The album's second single, "Drove U Crazy", was released as the album's third single on December 2, 2016. The song features a guest appearance from American singer Bryson Tiller, while the production was provided by OZ.

"Both" was released as a promotional single on December 15, 2016. It was later sent to urban contemporary radio on January 31, 2017, as the album's third official single. The song features a guest appearance from Canadian rapper Drake, while the production was provided by Southside and Metro Boomin.

===Promotional singles===
The album's first promotional single, "St. Brick Intro", was released on November 25, 2016. The song was produced by Zaytoven.

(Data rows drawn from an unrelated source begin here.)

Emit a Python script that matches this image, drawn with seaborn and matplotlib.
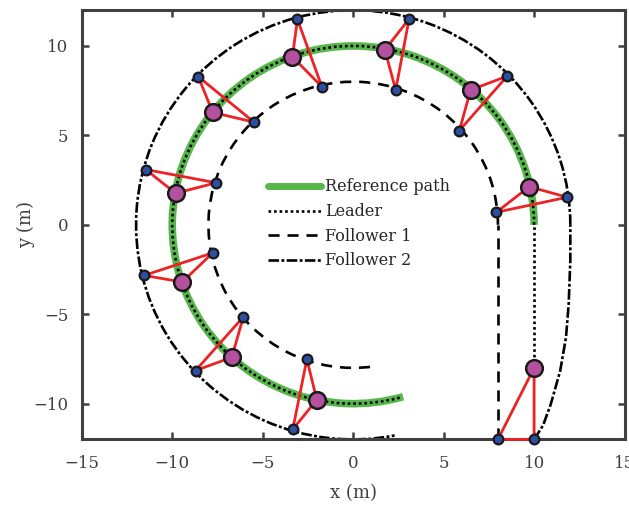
import numpy as np
import pandas as pd
import matplotlib
matplotlib.use("Agg")
import matplotlib.pyplot as plt
from matplotlib.patches import Arc
from matplotlib.lines import Line2D
import seaborn as sns

# Formation snapshots: leader and the two followers at ten instants
leader_x = [10.0, 9.73, 6.49, 1.75, -3.36, -7.76, -9.81, -9.45, -6.71, -2.01]
leader_y = [-8.0, 2.13, 7.54, 9.78, 9.39, 6.28, 1.76, -3.20, -7.41, -9.78]
f1_x = [8.0, 7.91, 5.87, 2.35, -1.73, -5.48, -7.58, -7.76, -6.07, -2.56]
f1_y = [-12.0, 0.70, 5.27, 7.54, 7.72, 5.74, 2.35, -1.57, -5.15, -7.52]
f2_x = [10.0, 11.83, 8.51, 3.09, -3.08, -8.56, -11.47, -11.55, -8.71, -3.34]
f2_y = [-12.0, 1.54, 8.31, 11.51, 11.48, 8.28, 3.09, -2.83, -8.15, -11.44]

# Straight / transition segments of each trajectory
leader_seg_x = [10.0, 10.0]
leader_seg_y = [-8.0, 0.0]
f1_seg_x = [8.0, 8.0]
f1_seg_y = [-12.0, 0.0]
f2_seg_x = [10.0, 10.5, 10.92, 11.44, 11.76, 11.91, 12.0, 12.0]
f2_seg_y = [-12.0, -11.2, -10.03, -8.17, -6.3, -4.44, -2.0, 0.0]

# Circular parts: radius and swept angle (degrees)
ref_radius, ref_theta = 10.0, (0.0, 286.0)
leader_radius, leader_theta = 10.0, (0.0, 285.0)
f1_radius, f1_theta = 8.0, (0.0, 278.0)
f2_radius, f2_theta = 12.0, (0.0, 281.0)

labels = ["Reference path", "Leader", "Follower 1", "Follower 2"]

GREEN = "#57b74b"
MAGENTA = "#b4519f"
NAVY = "#2c4ea3"
RED = "#ee2125"
EDGE = "#1a1a1a"
AXC = "#404040"

sns.set_theme(style="white")
plt.rcParams["font.family"] = ["DejaVu Serif"]
plt.rcParams["mathtext.fontset"] = "dejavuserif"

fig = plt.figure(figsize=(6.29, 5.08), dpi=100)
ax = fig.add_axes([0.130, 0.135, 0.863, 0.845])

lw_line = 1.9
dot = (0, (1.0, 1.1))
dash = (0, (4.2, 3.0))
dashdot = (0, (4.0, 0.9, 1.1, 0.9))

# reference path
ax.add_patch(Arc((0, 0), 2 * ref_radius, 2 * ref_radius, theta1=ref_theta[0],
                 theta2=ref_theta[1], color=GREEN, lw=5.5, zorder=1))

# trajectories
ax.add_patch(Arc((0, 0), 2 * leader_radius, 2 * leader_radius, theta1=leader_theta[0],
                 theta2=leader_theta[1], color="black", lw=lw_line, ls=dot, zorder=2))
ax.add_patch(Arc((0, 0), 2 * f1_radius, 2 * f1_radius, theta1=f1_theta[0],
                 theta2=f1_theta[1], color="black", lw=lw_line, ls=dash, zorder=2))
ax.add_patch(Arc((0, 0), 2 * f2_radius, 2 * f2_radius, theta1=f2_theta[0],
                 theta2=f2_theta[1], color="black", lw=lw_line, ls=dashdot, zorder=2))

seg_specs = [(leader_seg_x, leader_seg_y, dot), (f1_seg_x, f1_seg_y, dash),
             (f2_seg_x, f2_seg_y, dashdot)]
for sx, sy, ls in seg_specs:
    d = pd.DataFrame({"x": sx, "y": sy})
    sns.lineplot(data=d, x="x", y="y", sort=False, estimator=None, ax=ax,
                 color="black", lw=lw_line, zorder=2)
    ax.lines[-1].set_linestyle(ls)

# formation triangles
for i in range(len(leader_x)):
    tri = pd.DataFrame({"x": [leader_x[i], f1_x[i], f2_x[i], leader_x[i]],
                        "y": [leader_y[i], f1_y[i], f2_y[i], leader_y[i]]})
    sns.lineplot(data=tri, x="x", y="y", sort=False, estimator=None, ax=ax,
                 color=RED, lw=2.0, zorder=3)
    ax.lines[-1].set_clip_on(False)

# agents
sns.scatterplot(x=f1_x + f2_x, y=f1_y + f2_y, ax=ax, s=7.0 ** 2, color=NAVY,
                edgecolor=EDGE, linewidth=1.6, zorder=5, clip_on=False)
sns.scatterplot(x=leader_x, y=leader_y, ax=ax, s=12.0 ** 2, color=MAGENTA,
                edgecolor=EDGE, linewidth=1.8, zorder=6, clip_on=False)

ax.set_xlim(-15, 15)
ax.set_ylim(-12, 12)
ax.set_xticks([-15, -10, -5, 0, 5, 10, 15])
ax.set_yticks([-10, -5, 0, 5, 10])
ax.set_xticklabels(["\u221215", "\u221210", "\u22125", "0", "5", "10", "15"])
ax.set_yticklabels(["\u221210", "\u22125", "0", "5", "10"])
ax.set_xlabel("x (m)", fontsize=13, color=AXC, labelpad=8.5)
ax.set_ylabel("y (m)", fontsize=13, color=AXC, labelpad=-1)
for sp in ax.spines.values():
    sp.set_visible(True)
    sp.set_color(AXC)
    sp.set_linewidth(2.2)
    sp.set_zorder(2.5)
ax.tick_params(direction="in", length=5, width=1.8, color=AXC, labelcolor=AXC,
               labelsize=12, top=True, right=True, bottom=True, left=True)
ax.tick_params(axis="x", pad=11.5)
ax.tick_params(axis="y", pad=9.5)
ax.grid(False)

handles = [Line2D([], [], color=GREEN, lw=5.0),
           Line2D([], [], color="black", lw=lw_line, ls=dot),
           Line2D([], [], color="black", lw=lw_line, ls=dash),
           Line2D([], [], color="black", lw=lw_line, ls=dashdot)]
leg = ax.legend(handles, labels, loc="upper left", bbox_to_anchor=(0.343, 0.608),
                frameon=False, fontsize=11.5, handlelength=3.3, handletextpad=0.3,
                labelspacing=0.48, borderpad=0, borderaxespad=0)
for t in leg.get_texts():
    t.set_color("#262626")

fig.savefig("out.png", dpi=100)
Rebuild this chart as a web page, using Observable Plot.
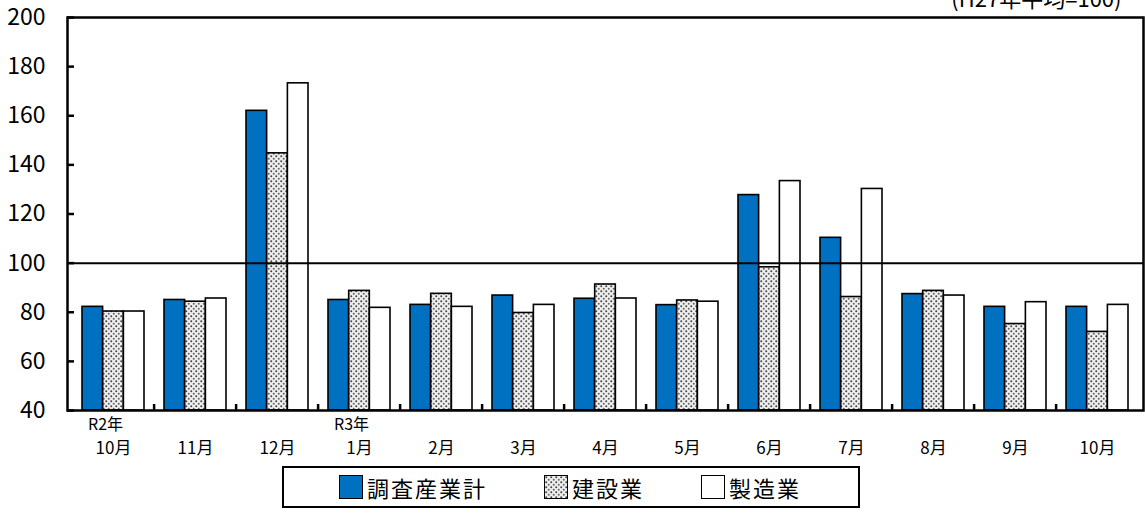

The album's second promotional single, "Stutter", was released on December 9, 2016. The song was produced by Murda Beatz.

==Critical reception==

The Return of East Atlanta Santa was met with generally positive reviews. At Metacritic, which assigns a normalized rating out of 100 to reviews from mainstream publications, the album received an average score of 70, based on four reviews.

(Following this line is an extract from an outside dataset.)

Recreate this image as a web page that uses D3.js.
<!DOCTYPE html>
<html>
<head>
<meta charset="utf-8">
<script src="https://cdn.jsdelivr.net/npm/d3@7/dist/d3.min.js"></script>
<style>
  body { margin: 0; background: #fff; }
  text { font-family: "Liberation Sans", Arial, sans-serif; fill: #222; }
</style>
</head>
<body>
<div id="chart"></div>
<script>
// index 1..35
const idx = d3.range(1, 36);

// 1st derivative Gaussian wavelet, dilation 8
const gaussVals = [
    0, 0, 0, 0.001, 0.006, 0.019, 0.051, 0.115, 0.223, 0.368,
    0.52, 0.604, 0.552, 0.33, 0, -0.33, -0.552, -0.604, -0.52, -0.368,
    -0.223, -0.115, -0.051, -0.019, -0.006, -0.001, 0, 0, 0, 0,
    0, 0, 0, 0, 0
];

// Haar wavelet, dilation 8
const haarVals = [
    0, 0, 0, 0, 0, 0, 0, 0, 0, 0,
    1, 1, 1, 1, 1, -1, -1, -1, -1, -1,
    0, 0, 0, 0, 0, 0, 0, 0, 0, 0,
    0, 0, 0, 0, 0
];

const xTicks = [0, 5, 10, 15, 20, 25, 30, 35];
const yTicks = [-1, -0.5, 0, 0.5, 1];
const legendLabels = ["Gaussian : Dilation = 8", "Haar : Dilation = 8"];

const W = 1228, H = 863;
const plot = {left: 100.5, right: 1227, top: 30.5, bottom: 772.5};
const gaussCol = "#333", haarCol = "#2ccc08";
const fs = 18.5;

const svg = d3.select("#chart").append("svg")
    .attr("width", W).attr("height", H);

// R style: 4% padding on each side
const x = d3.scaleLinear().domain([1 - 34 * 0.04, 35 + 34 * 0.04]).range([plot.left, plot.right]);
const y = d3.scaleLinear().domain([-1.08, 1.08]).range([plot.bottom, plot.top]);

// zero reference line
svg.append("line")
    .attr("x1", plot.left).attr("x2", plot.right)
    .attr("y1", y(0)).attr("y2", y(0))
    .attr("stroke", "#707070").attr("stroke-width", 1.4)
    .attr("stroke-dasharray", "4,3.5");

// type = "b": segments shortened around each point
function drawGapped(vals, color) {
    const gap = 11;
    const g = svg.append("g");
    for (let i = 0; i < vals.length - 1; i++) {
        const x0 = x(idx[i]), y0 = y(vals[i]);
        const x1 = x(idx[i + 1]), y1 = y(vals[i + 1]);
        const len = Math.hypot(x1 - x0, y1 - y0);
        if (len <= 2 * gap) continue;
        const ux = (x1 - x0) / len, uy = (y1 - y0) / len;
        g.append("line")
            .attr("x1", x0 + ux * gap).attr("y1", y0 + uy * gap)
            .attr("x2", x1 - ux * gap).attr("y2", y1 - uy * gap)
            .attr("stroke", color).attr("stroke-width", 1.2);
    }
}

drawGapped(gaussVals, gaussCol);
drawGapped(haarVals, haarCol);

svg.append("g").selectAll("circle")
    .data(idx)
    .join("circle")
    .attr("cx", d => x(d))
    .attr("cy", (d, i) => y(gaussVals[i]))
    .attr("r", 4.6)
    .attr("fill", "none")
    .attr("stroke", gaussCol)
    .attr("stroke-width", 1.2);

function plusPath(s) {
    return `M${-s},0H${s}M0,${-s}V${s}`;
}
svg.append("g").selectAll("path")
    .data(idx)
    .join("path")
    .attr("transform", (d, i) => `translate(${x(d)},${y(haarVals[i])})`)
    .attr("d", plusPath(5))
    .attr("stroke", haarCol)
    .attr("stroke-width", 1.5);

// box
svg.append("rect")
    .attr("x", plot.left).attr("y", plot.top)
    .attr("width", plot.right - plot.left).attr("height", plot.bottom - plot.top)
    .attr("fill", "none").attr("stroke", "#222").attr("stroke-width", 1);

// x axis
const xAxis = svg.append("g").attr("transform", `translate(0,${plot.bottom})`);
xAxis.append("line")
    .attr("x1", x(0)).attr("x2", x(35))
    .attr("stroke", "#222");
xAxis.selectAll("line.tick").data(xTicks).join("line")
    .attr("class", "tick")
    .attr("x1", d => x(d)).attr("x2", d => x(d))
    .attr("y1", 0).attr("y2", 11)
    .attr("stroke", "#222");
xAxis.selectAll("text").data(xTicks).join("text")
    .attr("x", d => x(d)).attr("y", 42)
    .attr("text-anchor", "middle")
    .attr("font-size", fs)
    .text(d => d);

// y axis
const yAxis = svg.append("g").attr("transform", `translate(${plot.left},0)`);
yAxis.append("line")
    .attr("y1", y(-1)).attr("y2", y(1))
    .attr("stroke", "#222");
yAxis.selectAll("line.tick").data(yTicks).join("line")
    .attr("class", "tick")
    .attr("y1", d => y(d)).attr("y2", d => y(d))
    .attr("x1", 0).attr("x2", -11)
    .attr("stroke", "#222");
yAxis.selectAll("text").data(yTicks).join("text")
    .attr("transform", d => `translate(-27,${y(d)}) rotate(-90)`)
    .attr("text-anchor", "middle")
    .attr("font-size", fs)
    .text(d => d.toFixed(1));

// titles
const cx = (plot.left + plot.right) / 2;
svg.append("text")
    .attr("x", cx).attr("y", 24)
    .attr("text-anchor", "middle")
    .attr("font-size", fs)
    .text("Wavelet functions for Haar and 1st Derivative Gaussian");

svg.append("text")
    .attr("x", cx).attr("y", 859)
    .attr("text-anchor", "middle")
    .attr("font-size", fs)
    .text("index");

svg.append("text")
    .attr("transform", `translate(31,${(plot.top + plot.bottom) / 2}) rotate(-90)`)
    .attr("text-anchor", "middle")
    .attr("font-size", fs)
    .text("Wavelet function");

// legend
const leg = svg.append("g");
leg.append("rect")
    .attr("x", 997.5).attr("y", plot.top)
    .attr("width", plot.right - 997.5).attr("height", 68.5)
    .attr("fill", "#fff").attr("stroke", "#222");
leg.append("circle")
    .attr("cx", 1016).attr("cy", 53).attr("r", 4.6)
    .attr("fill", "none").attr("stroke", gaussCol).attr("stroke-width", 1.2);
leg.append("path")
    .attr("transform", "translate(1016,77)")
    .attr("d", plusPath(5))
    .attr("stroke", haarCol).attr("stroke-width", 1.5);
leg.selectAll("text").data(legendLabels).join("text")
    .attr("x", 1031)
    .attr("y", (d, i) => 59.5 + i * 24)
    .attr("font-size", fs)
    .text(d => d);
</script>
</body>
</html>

Renato Pagnani of Pitchfork commented on the improvement of Gucci Mane's performance and vocals, and that the album shows a "more playful side of Gucci's personality, proving along the way that back to business doesn't have to mean an absence of fun". Narsimha Chintaluri of HipHopDX said, "The flows are slicker, and the hooks more engaging. His writing is still standard fare for Gucci, but he doesn't hesitate to play with his delivery".

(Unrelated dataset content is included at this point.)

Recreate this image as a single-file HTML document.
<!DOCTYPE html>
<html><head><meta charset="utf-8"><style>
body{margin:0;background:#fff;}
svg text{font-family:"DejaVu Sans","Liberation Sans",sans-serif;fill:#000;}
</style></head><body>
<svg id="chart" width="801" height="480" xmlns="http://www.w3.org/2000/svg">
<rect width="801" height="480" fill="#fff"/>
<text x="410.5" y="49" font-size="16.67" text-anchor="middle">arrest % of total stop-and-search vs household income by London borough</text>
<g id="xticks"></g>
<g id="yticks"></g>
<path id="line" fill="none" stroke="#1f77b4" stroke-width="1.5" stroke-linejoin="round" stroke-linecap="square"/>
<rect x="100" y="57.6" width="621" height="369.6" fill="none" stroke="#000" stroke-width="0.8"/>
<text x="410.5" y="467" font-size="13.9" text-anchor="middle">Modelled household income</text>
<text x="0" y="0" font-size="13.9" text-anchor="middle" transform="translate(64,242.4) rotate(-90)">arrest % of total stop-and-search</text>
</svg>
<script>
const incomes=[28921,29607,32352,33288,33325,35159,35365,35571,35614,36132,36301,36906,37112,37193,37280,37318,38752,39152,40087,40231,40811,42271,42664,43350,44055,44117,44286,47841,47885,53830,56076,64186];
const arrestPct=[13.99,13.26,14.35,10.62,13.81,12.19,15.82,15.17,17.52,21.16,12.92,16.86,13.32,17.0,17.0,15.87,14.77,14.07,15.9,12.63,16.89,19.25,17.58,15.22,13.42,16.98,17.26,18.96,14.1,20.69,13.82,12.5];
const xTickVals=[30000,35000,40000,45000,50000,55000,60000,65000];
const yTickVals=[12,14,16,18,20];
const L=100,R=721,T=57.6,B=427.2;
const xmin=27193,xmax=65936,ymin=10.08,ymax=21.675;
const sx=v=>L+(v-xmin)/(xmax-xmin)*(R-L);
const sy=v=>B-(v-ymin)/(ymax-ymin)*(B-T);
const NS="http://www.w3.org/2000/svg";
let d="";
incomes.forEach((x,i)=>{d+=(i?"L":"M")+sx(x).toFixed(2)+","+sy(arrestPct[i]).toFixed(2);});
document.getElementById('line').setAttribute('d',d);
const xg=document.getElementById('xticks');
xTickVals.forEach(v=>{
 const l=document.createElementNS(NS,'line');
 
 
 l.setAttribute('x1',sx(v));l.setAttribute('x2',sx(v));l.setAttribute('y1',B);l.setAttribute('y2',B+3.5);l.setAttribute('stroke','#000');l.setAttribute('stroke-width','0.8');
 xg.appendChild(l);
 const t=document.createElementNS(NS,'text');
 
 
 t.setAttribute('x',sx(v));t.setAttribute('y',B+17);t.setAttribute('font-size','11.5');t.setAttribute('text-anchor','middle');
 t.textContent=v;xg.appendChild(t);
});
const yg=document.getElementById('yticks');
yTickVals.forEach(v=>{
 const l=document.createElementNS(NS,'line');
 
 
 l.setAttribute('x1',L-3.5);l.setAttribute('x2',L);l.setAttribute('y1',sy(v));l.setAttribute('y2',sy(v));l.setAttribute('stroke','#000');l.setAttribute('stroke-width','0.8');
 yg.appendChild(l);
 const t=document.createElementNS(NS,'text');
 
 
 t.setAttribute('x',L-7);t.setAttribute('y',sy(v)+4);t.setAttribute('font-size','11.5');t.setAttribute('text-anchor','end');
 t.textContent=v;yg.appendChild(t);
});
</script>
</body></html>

In a mixed review, The Guardians Lanre Bakare stated: "These [guest appearances] are mostly successful, with Gucci's one-note delivery providing ballast for the crooning of Tiller, the emo-rap of Drake and the Auto-Tuned oddness of Scott. But Gucci is at his best when solo." The Irish Times stated that "Mane gets on with the gig he's had all year long of celebrating the fact that he currently has his freedom back". Chris Dart of Exclaim! said, "It comes in flashes, and then it's back to a sort of dull, flat affect".

Professional ratings
Aggregate scores
| Source | Rating |
| Metacritic | 70/100 |
Review scores
| Source | Rating |
| AllMusic | Star |
| Exclaim! | 5/10 |
| The Guardian | Star |
| HipHopDX | 3.7/5 |
| The Irish Times | Star |
| Pitchfork | 7.6/10 |

==Track listing==

The Return of East Atlanta Santa track listing
| No. | Title | Writer(s) | Producer(s) | Length |
|---|---|---|---|---|
| 1. | "St. Brick Intro" | Radric Davis; Xavier Dotson; | Zaytoven; | 2:25 |
| 2. | "I Can't" | Davis; Leland Wayne; Joshua Luellen; | Metro Boomin; Southside; | 3:28 |
| 3. | "Walk on Water" | Davis; Ricky Harrell, Jr.; | Ricky Racks | 3:35 |
| 4. | "Both" (featuring Drake) | Davis; Aubrey Graham; Luellen; Wayne; | Metro Boomin; Southside; | 3:10 |
| 5. | "Stutter" | Davis; Shane Lindstrom; Kevin Gomringer; Tim Gomringer; | Murda Beatz; Cubeatz; | 3:11 |
| 6. | "Drove U Crazy" (featuring Bryson Tiller) | Davis; Bryson Tiller; Ozan Yildirim; | OZ | 3:09 |
| 7. | "Crash" | Davis; Bryan Simmons; | TM88 | 3:03 |
| 8. | "Yet" | Davis; Lindstrom; K. Gomringer; T. Gomringer; | Murda Beatz; Cubeatz; | 3:08 |
| 9. | "Nonchalant" | Davis; Michael Williams II; Marquel Middlebrooks; | Mike Will Made It; Marz; | 3:32 |
| 10. | "Last Time" (featuring Travis Scott) | Davis; Jacques Webster II; Dotson; | Zaytoven | 4:08 |
| 11. | "Bales" | Davis; Shondrae Crawford; Tranell Sims; | Bangladesh; Trabeats; | 3:40 |
| 12. | "No Smoke" | Davis; Carlton Mays, Jr.; Louis Jean; Anthony Frank; | Honorable C.N.O.T.E.; Noor Shabazz; Tony Trouble; | 3:48 |
| 13. | "Greatest Show on Earth" | Davis; Williams II; | Mike Will Made It | 2:37 |
| Total length: |  |  |  | 42:54 |

==Charts==

===Weekly charts===

Chart performance for The Return of East Atlanta Santa
| Chart (2017) | Peak position |
|---|---|
| Canadian Albums (Billboard) | 44 |
| US Billboard 200 | 16 |
| US Top R&B/Hip-Hop Albums (Billboard) | 7 |

===Year-end charts===

2017 year-end chart performance for The Return of East Atlanta Santa
| Chart (2017) | Position |
|---|---|
| US Billboard 200 | 145 |
| US Top R&B/Hip-Hop Albums (Billboard) | 77 |

==Certifications==

| Region | Certification | Certified units/sales |
| United States (RIAA) | Gold | 500,000^{‡} |
^{‡} Sales+streaming figures based on certification alone.